Skip all pictures, then copy the lines from the start of the data through the line with "trace_titles = ['Wild", keeping both ends.
______
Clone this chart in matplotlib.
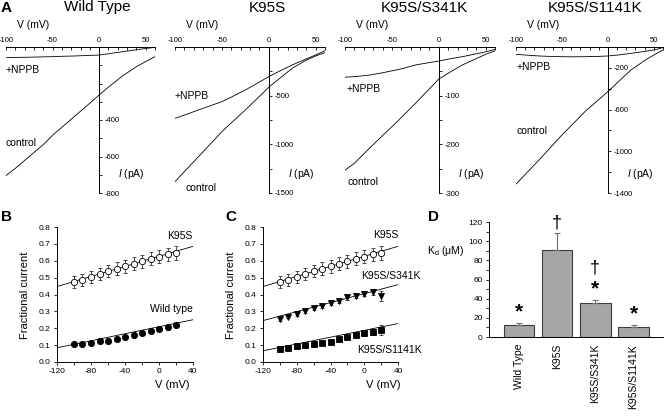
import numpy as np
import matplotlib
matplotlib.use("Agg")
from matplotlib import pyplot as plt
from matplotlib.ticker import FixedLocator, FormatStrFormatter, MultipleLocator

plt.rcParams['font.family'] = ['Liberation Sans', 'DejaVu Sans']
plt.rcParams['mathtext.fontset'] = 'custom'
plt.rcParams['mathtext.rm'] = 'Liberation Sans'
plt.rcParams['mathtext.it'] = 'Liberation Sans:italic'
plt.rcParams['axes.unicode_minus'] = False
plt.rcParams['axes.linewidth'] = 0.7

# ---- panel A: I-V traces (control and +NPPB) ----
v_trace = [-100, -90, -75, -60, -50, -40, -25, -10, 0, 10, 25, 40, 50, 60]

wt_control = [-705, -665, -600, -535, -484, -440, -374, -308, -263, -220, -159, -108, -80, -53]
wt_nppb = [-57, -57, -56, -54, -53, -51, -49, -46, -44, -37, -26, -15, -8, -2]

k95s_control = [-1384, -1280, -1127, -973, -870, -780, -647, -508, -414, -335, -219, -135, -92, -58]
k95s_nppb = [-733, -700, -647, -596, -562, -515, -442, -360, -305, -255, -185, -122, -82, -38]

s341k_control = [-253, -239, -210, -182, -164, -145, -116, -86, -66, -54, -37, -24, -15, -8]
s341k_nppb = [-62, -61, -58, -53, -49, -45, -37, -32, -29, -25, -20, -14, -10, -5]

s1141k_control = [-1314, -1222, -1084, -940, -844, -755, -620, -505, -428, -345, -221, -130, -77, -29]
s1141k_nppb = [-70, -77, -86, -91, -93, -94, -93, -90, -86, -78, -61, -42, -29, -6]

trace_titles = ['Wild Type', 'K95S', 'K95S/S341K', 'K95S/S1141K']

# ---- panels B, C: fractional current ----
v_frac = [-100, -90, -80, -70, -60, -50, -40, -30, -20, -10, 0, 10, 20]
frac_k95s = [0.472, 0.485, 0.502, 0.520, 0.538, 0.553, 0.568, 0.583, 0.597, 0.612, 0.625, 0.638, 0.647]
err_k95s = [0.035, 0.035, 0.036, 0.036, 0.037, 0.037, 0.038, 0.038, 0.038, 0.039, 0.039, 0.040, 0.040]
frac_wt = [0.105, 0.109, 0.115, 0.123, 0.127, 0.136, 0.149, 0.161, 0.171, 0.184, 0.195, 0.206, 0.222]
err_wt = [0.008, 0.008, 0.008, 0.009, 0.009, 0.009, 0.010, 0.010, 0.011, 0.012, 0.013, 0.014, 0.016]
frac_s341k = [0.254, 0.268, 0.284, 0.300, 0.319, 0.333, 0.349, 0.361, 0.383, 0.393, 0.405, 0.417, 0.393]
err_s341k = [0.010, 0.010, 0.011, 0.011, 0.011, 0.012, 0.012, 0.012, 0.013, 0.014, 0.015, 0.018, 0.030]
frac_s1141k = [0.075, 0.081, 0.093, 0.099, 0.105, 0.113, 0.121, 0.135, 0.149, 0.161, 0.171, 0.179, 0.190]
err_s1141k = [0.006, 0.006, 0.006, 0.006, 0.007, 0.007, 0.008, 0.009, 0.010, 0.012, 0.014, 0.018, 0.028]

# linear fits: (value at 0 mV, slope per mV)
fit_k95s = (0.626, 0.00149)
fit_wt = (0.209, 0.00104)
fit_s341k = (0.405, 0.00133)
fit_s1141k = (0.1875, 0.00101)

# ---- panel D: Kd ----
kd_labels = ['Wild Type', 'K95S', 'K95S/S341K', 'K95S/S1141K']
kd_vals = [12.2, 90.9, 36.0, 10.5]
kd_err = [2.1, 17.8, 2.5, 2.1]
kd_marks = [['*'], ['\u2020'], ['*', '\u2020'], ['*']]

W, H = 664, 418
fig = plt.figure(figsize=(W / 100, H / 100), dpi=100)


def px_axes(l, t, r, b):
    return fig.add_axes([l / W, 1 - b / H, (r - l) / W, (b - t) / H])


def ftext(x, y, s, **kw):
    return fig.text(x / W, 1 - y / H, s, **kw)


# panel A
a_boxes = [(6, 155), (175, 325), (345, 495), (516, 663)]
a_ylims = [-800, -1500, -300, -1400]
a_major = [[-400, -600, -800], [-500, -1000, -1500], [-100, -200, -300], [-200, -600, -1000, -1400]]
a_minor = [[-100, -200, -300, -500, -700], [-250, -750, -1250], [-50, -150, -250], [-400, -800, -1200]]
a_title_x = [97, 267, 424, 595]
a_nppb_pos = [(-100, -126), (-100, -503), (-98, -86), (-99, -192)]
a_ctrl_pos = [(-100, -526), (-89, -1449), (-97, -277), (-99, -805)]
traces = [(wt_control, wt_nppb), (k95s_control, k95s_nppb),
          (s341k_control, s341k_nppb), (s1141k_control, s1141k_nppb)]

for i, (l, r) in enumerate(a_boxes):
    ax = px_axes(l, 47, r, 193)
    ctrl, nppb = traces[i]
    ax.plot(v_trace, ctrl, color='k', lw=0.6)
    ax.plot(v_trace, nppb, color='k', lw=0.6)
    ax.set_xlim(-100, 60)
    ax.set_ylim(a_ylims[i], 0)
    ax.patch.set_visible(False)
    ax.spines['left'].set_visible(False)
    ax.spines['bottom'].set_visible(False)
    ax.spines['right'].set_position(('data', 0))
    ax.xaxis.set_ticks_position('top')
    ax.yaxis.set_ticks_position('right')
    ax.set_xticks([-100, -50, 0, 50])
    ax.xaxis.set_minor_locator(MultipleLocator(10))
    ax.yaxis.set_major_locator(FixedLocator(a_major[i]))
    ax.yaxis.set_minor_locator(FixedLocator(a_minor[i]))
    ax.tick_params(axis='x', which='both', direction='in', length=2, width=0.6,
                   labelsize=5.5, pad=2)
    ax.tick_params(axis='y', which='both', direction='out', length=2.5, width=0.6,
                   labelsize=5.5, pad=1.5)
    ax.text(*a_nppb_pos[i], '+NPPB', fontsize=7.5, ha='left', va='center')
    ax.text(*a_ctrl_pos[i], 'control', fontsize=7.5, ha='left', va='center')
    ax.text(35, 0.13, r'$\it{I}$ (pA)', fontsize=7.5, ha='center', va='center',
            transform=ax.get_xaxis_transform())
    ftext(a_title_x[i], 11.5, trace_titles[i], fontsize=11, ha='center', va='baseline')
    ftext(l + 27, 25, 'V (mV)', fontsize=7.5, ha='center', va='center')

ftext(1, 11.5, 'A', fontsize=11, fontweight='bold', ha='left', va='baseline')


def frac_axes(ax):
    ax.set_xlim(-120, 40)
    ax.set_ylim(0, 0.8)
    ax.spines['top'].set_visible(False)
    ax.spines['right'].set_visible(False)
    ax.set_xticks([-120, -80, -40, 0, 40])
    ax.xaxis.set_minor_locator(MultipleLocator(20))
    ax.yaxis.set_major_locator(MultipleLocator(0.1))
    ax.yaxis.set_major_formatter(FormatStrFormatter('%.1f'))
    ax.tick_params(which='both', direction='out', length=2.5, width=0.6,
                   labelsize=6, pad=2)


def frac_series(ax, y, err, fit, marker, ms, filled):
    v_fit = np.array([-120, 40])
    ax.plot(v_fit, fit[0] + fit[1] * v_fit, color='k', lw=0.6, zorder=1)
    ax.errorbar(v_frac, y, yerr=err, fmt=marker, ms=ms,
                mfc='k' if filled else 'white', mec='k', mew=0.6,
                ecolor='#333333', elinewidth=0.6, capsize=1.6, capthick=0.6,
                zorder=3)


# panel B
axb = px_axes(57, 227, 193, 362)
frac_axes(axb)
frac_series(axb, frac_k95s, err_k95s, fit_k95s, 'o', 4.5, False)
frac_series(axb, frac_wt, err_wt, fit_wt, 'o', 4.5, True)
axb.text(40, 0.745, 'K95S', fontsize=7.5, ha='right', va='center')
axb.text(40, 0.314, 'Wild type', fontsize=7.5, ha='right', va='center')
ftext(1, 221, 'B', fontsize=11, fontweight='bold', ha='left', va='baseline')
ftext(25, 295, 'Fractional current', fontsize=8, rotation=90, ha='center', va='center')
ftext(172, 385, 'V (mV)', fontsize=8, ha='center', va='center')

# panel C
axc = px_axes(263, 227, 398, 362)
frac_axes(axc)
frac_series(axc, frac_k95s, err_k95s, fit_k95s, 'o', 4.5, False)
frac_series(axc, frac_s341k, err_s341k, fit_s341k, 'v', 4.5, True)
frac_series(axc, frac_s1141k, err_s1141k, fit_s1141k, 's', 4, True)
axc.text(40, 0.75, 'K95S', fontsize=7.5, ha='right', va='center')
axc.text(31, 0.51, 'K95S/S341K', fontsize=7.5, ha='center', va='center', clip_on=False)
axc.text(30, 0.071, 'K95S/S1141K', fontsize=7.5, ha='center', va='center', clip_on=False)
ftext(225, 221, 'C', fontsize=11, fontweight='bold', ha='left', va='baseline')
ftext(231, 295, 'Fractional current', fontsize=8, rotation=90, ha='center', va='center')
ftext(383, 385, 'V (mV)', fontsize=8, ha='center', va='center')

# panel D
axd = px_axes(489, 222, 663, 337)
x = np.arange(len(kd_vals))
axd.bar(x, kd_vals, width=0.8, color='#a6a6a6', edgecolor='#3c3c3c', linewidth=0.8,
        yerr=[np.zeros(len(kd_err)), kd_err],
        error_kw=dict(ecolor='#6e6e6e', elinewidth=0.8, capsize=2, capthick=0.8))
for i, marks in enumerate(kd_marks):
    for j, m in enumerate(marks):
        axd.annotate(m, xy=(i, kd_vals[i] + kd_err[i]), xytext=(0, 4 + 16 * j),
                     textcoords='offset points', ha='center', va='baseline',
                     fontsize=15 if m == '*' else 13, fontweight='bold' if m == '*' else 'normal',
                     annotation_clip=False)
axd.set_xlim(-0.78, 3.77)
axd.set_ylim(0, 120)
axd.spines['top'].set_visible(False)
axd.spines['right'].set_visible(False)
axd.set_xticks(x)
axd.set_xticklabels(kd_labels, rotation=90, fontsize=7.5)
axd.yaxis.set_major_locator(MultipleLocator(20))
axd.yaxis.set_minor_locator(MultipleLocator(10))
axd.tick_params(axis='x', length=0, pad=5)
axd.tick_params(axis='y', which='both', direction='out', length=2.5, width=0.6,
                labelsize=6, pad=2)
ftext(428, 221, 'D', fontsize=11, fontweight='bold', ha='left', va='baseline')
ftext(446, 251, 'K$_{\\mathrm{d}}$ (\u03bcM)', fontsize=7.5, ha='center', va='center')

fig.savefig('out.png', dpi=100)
______
SOLUTION BELOW:
Clone this chart in matplotlib.
import numpy as np
import matplotlib
matplotlib.use("Agg")
from matplotlib import pyplot as plt
from matplotlib.ticker import FixedLocator, FormatStrFormatter, MultipleLocator

plt.rcParams['font.family'] = ['Liberation Sans', 'DejaVu Sans']
plt.rcParams['mathtext.fontset'] = 'custom'
plt.rcParams['mathtext.rm'] = 'Liberation Sans'
plt.rcParams['mathtext.it'] = 'Liberation Sans:italic'
plt.rcParams['axes.unicode_minus'] = False
plt.rcParams['axes.linewidth'] = 0.7

# ---- panel A: I-V traces (control and +NPPB) ----
v_trace = [-100, -90, -75, -60, -50, -40, -25, -10, 0, 10, 25, 40, 50, 60]

wt_control = [-705, -665, -600, -535, -484, -440, -374, -308, -263, -220, -159, -108, -80, -53]
wt_nppb = [-57, -57, -56, -54, -53, -51, -49, -46, -44, -37, -26, -15, -8, -2]

k95s_control = [-1384, -1280, -1127, -973, -870, -780, -647, -508, -414, -335, -219, -135, -92, -58]
k95s_nppb = [-733, -700, -647, -596, -562, -515, -442, -360, -305, -255, -185, -122, -82, -38]

s341k_control = [-253, -239, -210, -182, -164, -145, -116, -86, -66, -54, -37, -24, -15, -8]
s341k_nppb = [-62, -61, -58, -53, -49, -45, -37, -32, -29, -25, -20, -14, -10, -5]

s1141k_control = [-1314, -1222, -1084, -940, -844, -755, -620, -505, -428, -345, -221, -130, -77, -29]
s1141k_nppb = [-70, -77, -86, -91, -93, -94, -93, -90, -86, -78, -61, -42, -29, -6]

trace_titles = ['Wild Type', 'K95S', 'K95S/S341K', 'K95S/S1141K']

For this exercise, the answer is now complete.